We can go further. Besides translating Miner's reference to "magical beliefs" into a reference to an intelligent response to a constraint, let me suggest how we might in fact relate everyday rituals of the body to more general issues regarding American culture. First, brushing teeth is not simply an exercise intended to disguise natural bodily processes such as odor, decay, and fall; the process has a distinct mechanical aspect: to prevent odor, decay, and fall, it is necessary to treat the body directly, on its own terms, that is, "scientifically." The body must be treated as a machine so its processes can be disguised. Furthermore, the disguise of body processes is accomplished by attempting to maintain the body at what is considered the peak of its "natural" state: the ultimate goal is to keep teeth looking like those of a healthy sixteen-year-old. One does not disguise teeth by decorating them. One does not disguise the rest of the body by scarification, body paint, and so on. Thus it is not only that "Americans do not like body odor," it is that "body odor" itself is constructed through the activities that eliminate it.

We can go still further. It is well known that American culture is "dualist." It separates the body from the soul, the material from the spiritual, the evil from the good, the mechanical from the human, sex from love, and so forth. Such accounts are generally made in the philosophical mode. They rarely specify how such generalizations abou tAmerican ideology are lived out in everyday life, except perhaps by suggesting, as did Miner, that it is a matter of "values." What anthropology can contribute, if it remains true to its ethnographic roots, is the demonstration that general themes are indeed lived in the routine of everyday life. I do not want to say that toothbrushing is a significant expression of the "great tradition" in America, but I do want to say that even the routine, apparently unimportant incidents of everyday life are constrained in very specific ways that raise the same issues that are raised when cultural consciousness is pushed to its breaking point at the most sacred, least routine moments.

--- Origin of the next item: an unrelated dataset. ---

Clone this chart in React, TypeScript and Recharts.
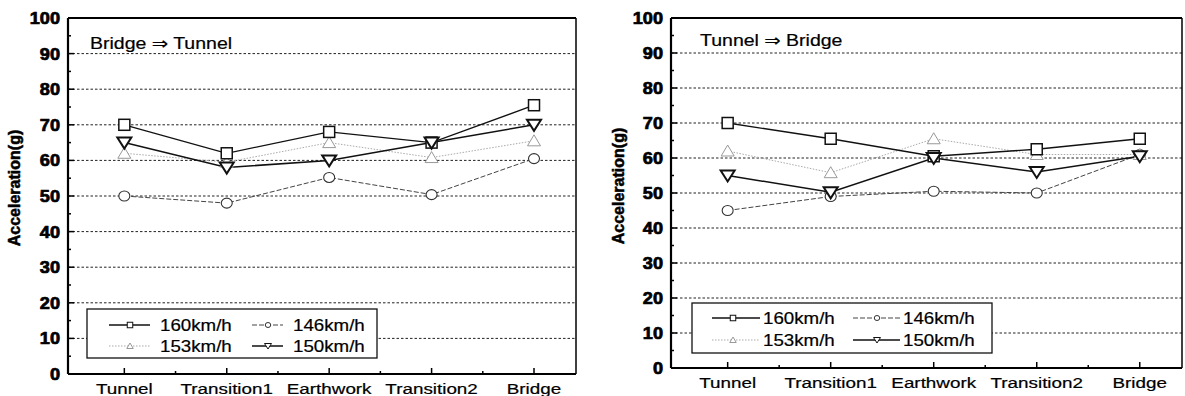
import { Line, LineChart, ReferenceLine, XAxis, YAxis } from 'recharts';

const categories = ['Tunnel', 'Transition1', 'Earthwork', 'Transition2', 'Bridge'];
const xTicks = [0, 0.5, 1, 1.5, 2, 2.5, 3, 3.5, 4];
const yTicks = [0, 5, 10, 15, 20, 25, 30, 35, 40, 45, 50, 55, 60, 65, 70, 75, 80, 85, 90, 95, 100];
const gridValues = [10, 20, 30, 40, 50, 60, 70, 80, 90];

// Bridge => Tunnel
const left160 = [70, 62, 68, 65, 75.5];
const left146 = [50, 48, 55.2, 50.4, 60.5];
const left153 = [62, 59.5, 65, 60.8, 65.5];
const left150 = [65, 58, 60, 65, 70];

// Tunnel => Bridge
const right160 = [70, 65.5, 60.5, 62.5, 65.5];
const right146 = [45, 49, 50.5, 50, 61];
const right153 = [62, 55.8, 65.5, 61, 61];
const right150 = [55, 50.2, 60, 56, 60.5];

type Shape = 'square' | 'circle' | 'up' | 'down';

const series: {
    key: string;
    name: string;
    stroke: string;
    width: number;
    dash?: string;
    shape: Shape;
    markStroke: string;
    markWidth: number;
}[] = [
    { key: 's146', name: '146km/h', stroke: '#444', width: 1, dash: '5 2', shape: 'circle', markStroke: '#333', markWidth: 1.1 },
    { key: 's153', name: '153km/h', stroke: '#aaa', width: 1, dash: '1.5 1.5', shape: 'up', markStroke: '#999', markWidth: 1 },
    { key: 's160', name: '160km/h', stroke: '#111', width: 1.3, shape: 'square', markStroke: '#111', markWidth: 1.5 },
    { key: 's150', name: '150km/h', stroke: '#111', width: 1.5, shape: 'down', markStroke: '#111', markWidth: 2 },
];

const FONT = '"Liberation Sans", Arial, "DejaVu Sans", sans-serif';

function Marker({ cx, cy, shape, stroke, sw, size = 1 }: { cx: number; cy: number; shape: Shape; stroke: string; sw: number; size?: number }) {
    if (cx == null || cy == null) return null;
    const s = size;
    if (shape === 'square') {
        return <rect x={cx - 5.5 * s} y={cy - 5.5 * s} width={11 * s} height={11 * s} fill="#fff" stroke={stroke} strokeWidth={sw} />;
    }
    if (shape === 'circle') {
        return <ellipse cx={cx} cy={cy} rx={5.5 * s} ry={5 * s} fill="#fff" stroke={stroke} strokeWidth={sw} />;
    }
    if (shape === 'up') {
        const p = `${cx},${cy - 6 * s} ${cx + 6.5 * s},${cy + 5 * s} ${cx - 6.5 * s},${cy + 5 * s}`;
        return <polygon points={p} fill="#fff" stroke={stroke} strokeWidth={sw} />;
    }
    const p = `${cx - 7 * s},${cy - 5 * s} ${cx + 7 * s},${cy - 5 * s} ${cx},${cy + 6 * s}`;
    return <polygon points={p} fill="#fff" stroke={stroke} strokeWidth={sw} />;
}

function XTick(props: any) {
    const { x, y, payload, labelDy } = props;
    const v = payload.value;
    const major = Math.abs(v - Math.round(v)) < 0.01;
    return (
        <g>
            <line x1={x} x2={x} y1={y} y2={y - (major ? 6 : 3)} stroke="#000" strokeWidth={1.5} />
            {major && (
                <text
                    transform={`translate(${x},${y + labelDy}) scale(1.3,1)`}
                    textAnchor="middle"
                    fontFamily={FONT}
                    fontSize={14.5}
                    fill="#000"
                    stroke="#000"
                    strokeWidth={0.2}
                >
                    {categories[Math.round(v)]}
                </text>
            )}
        </g>
    );
}

function YTick(props: any) {
    const { x, y, payload } = props;
    const v = payload.value;
    const major = v % 10 === 0;
    return (
        <g>
            <line x1={x} x2={x + (major ? 6 : 3)} y1={y} y2={y} stroke="#000" strokeWidth={1.5} />
            {major && (
                <text
                    transform={`translate(${x - 8},${y + 6}) scale(1.1,1)`}
                    textAnchor="end"
                    fontFamily={FONT}
                    fontWeight="bold"
                    fontSize={16.5}
                    fill="#000"
                    stroke="#000"
                    strokeWidth={0.7}
                >
                    {v}
                </text>
            )}
        </g>
    );
}

interface PanelProps {
    left: number;
    width: number;
    axisWidth: number;
    marginRight: number;
    xAxisHeight: number;
    labelDy: number;
    title: string;
    titleX: number;
    titleY: number;
    yLabelX: number;
    yLabelY: number;
    legend: { x0: number; y0: number; x1: number; y1: number; rows: number[]; cols: { lineA: number; lineB: number; mark: number; text: number }[] };
    values: Record<string, number[]>;
}

function Panel(p: PanelProps) {
    const data = categories.map((c, i) => {
        const row: Record<string, number | string> = { x: i, name: c };
        series.forEach((s) => {
            row[s.key] = p.values[s.key][i];
        });
        return row;
    });
    const legendOrder = [
        ['s160', 's146'],
        ['s153', 's150'],
    ];
    return (
        <div style={{ position: 'absolute', left: p.left, top: 0, width: p.width, height: 396 }}>
            <LineChart width={p.width} height={396} data={data} margin={{ top: 18, right: p.marginRight, bottom: 0, left: 0 }}>
                <XAxis
                    type="number"
                    dataKey="x"
                    domain={[-0.55, 4.41]}
                    allowDataOverflow
                    ticks={xTicks}
                    interval={0}
                    tickSize={0}
                    tickMargin={0}
                    tickLine={false}
                    height={p.xAxisHeight}
                    axisLine={{ stroke: '#000', strokeWidth: 2 }}
                    tick={<XTick labelDy={p.labelDy} />}
                />
                <YAxis
                    type="number"
                    domain={[0, 100]}
                    ticks={yTicks}
                    interval={0}
                    tickSize={0}
                    tickMargin={0}
                    tickLine={false}
                    width={p.axisWidth}
                    axisLine={{ stroke: '#000', strokeWidth: 2.2 }}
                    tick={<YTick />}
                />
                {gridValues.map((g) => (
                    <ReferenceLine key={g} y={g} stroke="#222" strokeWidth={1} strokeDasharray="2.5 2" />
                ))}
                <ReferenceLine y={100} stroke="#000" strokeWidth={2} />
                <ReferenceLine x={4.41} stroke="#000" strokeWidth={1.5} />
                {series.map((s) => (
                    <Line
                        key={s.key}
                        type="linear"
                        dataKey={s.key}
                        name={s.name}
                        stroke={s.stroke}
                        strokeWidth={s.width}
                        strokeDasharray={s.dash}
                        isAnimationActive={false}
                        activeDot={false}
                        dot={(d: any) => (
                            <Marker key={`${s.key}-${d.index}`} cx={d.cx} cy={d.cy} shape={s.shape} stroke={s.markStroke} sw={s.markWidth} />
                        )}
                    />
                ))}
            </LineChart>
            <svg width={p.width} height={396} style={{ position: 'absolute', left: 0, top: 0, pointerEvents: 'none' }}>
                <text
                    transform={`translate(${p.titleX},${p.titleY}) scale(1.22,1)`}
                    fontFamily={FONT}
                    fontSize={16}
                    fill="#000"
                    stroke="#000"
                    strokeWidth={0.2}
                >
                    {p.title}
                </text>
                <text
                    transform={`translate(${p.yLabelX},${p.yLabelY}) rotate(-90)`}
                    textAnchor="middle"
                    fontFamily={FONT}
                    fontWeight="bold"
                    fontSize={16}
                    fill="#000"
                    stroke="#000"
                    strokeWidth={0.5}
                >
                    Acceleration(g)
                </text>
                <rect
                    x={p.legend.x0}
                    y={p.legend.y0}
                    width={p.legend.x1 - p.legend.x0}
                    height={p.legend.y1 - p.legend.y0}
                    fill="#fff"
                    stroke="#111"
                    strokeWidth={1.3}
                />
                {legendOrder.map((row, ri) =>
                    row.map((key, ci) => {
                        const s = series.find((q) => q.key === key)!;
                        const c = p.legend.cols[ci];
                        const cy = p.legend.rows[ri];
                        return (
                            <g key={key}>
                                <line x1={c.lineA} x2={c.lineB} y1={cy} y2={cy} stroke={s.stroke} strokeWidth={s.width} strokeDasharray={s.dash} />
                                <Marker cx={c.mark} cy={cy} shape={s.shape} stroke={s.markStroke} sw={1} size={0.5} />
                                <text
                                    transform={`translate(${c.text},${cy + 6}) scale(1.17,1)`}
                                    fontFamily={FONT}
                                    fontSize={16}
                                    fill="#000"
                                    stroke="#000"
                                    strokeWidth={0.2}
                                >
                                    {s.name}
                                </text>
                            </g>
                        );
                    })
                )}
            </svg>
        </div>
    );
}

export default function App() {
    return (
        <div style={{ position: 'absolute', left: 0, top: 0, width: 1185, height: 396, background: '#fff' }}>
            <Panel
                left={0}
                width={590}
                axisWidth={68}
                marginRight={14}
                xAxisHeight={22}
                labelDy={20}
                title="Bridge ⇒ Tunnel"
                titleX={90}
                titleY={49}
                yLabelX={20}
                yLabelY={188}
                legend={{
                    x0: 87,
                    y0: 309,
                    x1: 377,
                    y1: 358,
                    rows: [325, 346],
                    cols: [
                        { lineA: 109, lineB: 150, mark: 130, text: 160 },
                        { lineA: 252, lineB: 283, mark: 268, text: 293 },
                    ],
                }}
                values={{ s160: left160, s146: left146, s153: left153, s150: left150 }}
            />
            <Panel
                left={590}
                width={595}
                axisWidth={81}
                marginRight={3}
                xAxisHeight={28}
                labelDy={20}
                title="Tunnel ⇒ Bridge"
                titleX={110}
                titleY={46}
                yLabelX={34}
                yLabelY={186}
                legend={{
                    x0: 102,
                    y0: 303,
                    x1: 402,
                    y1: 353,
                    rows: [318, 340],
                    cols: [
                        { lineA: 122, lineB: 170, mark: 143, text: 173 },
                        { lineA: 263, lineB: 310, mark: 287, text: 313 },
                    ],
                }}
                values={{ s160: right160, s146: right146, s153: right153, s150: right150 }}
            />
        </div>
    );
}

In fact, the best in the anthropology of America has always done this. Warner's inquiries into the daily experience of class as his informants came home from cocktail parties, his unpacking of symbolic processes in parades (1959; Warner and Lunt 1941), Mead's linking details to "the American way to war" (1965 [19421) - debatable as it is in the form she uses - all point us in the right direction. The best of recent American anthropology continues to operate in this tradition. The power of ethnography has probably rarely been so well displayed as McDermott's linking the single gesture of a child volunteering to read in such a way to avoid getting caught not knowing how with the arbitrary cultural constraints that make it consequential to fail in school - a rational consequence in a meritocracy completely organized on individual competence (McDermott and Gospodinoff 1979; McDermott and Tylbor 1983). And while we might wish Schneider had given more thought to what would constitute the "proof" of his analysis, it may be that we do have this proof in Garfinkel's analysis (1967) of what is at issue when an ambiguously sexed person attempts to pass for a culturally appropriate "woman."

Part of anthropology's role is to demonstrate that America is indeed integrated and that the intuitive generalizations we can make from limited cases or texts do correspond to active constraints on the conduct of everyday life. Democracy is not simply an ideal, relevant only to philosophical musings and ritual speech. It is also a constraint on everything that happens in the United States, down to the level of casual greetings. The role of anthropological research is to demonstrate the performative relevance of America - that is, the usefulness of thinking in cultural terms about behavior in the United States.

Anthropology, in fact, will do more for studies of America. Funny things can happen on the way back from everyday life. It may seem naive to say that democracy is relevant to everyday life in America. It certainly would be naive to say that American life "is" democratic. It may be much more disquieting to say that in confrontation with everyday life what emerges most clearly is the ambiguous nature of something like "democracy." Life everywhere is uncertain and problematic. The conditions of life can be described. Democracy is a condition of life in the sense that individual merit is always at issue in school, that personal involvement - "friendliness" (Varenne, chap. 10), "love" (Canaan, chap. 9) - is always at issue when people greet or court. Describing these conditions is the first task of anthropologists.

Such descriptions do not exhaust what anthropologists can contribute. Unless they blind themselves, they will also see their informants' struggles against the conditions and the first signs of the transformations that are to take place. Toothbrushing may be something most of us do without thinking about it, but it is also something that can be brought to consciousness - when we go to the dentist, for example, or while watching commercials for toothpaste or denture adhesives or reading newspaper articles about fluoridation. At such times the questions about nature, machines, and the dominance of the spiritual over the material become concrete and easily contradictory. After all, if the body is to be invisible through being culturally manipulated into its natural state, we must treat it like a machine. To treat it like a machine we must know how it works, and this requires that we make the body visible. But making the body visible is precisely what we do not want. What are the makers of denture cleaners or adhesives to do? They must be offensive (mention odors and toothless gums) so we will not be (not smell and display youthful teeth that are not recognizable as dentures). But the more they make dentures a mentionable subject, the more they transform the institutional consequences of tooth loss.

That we are so intimately concerned with the tension between man and machine may explain why, in our explicitly mythological life, the dynamic tension between the two is a dominant theme. Drummond's essay on James Bond and his gun, John Henry and his sledgehammer (chap. 4), is an example of the next step in the analysis that will allow us, eventually, to move from the small details of everyday life to the great concerns of history and philosophy and to do so in a manner that will transform these concerns. Using an approach related to Moffatt's (chap. 8), Drummond does not simply say that James Bond movies "are" American. He says that the Bible responses to the expression of certain themes put those themes in danger of change.

The task outlined here is a huge one that the work of the contributors to this volume does not pretend to fulfill. Anthropological work on America is still preliminary. But what has been done holds the promise of breakthroughs that could transform our understanding of America.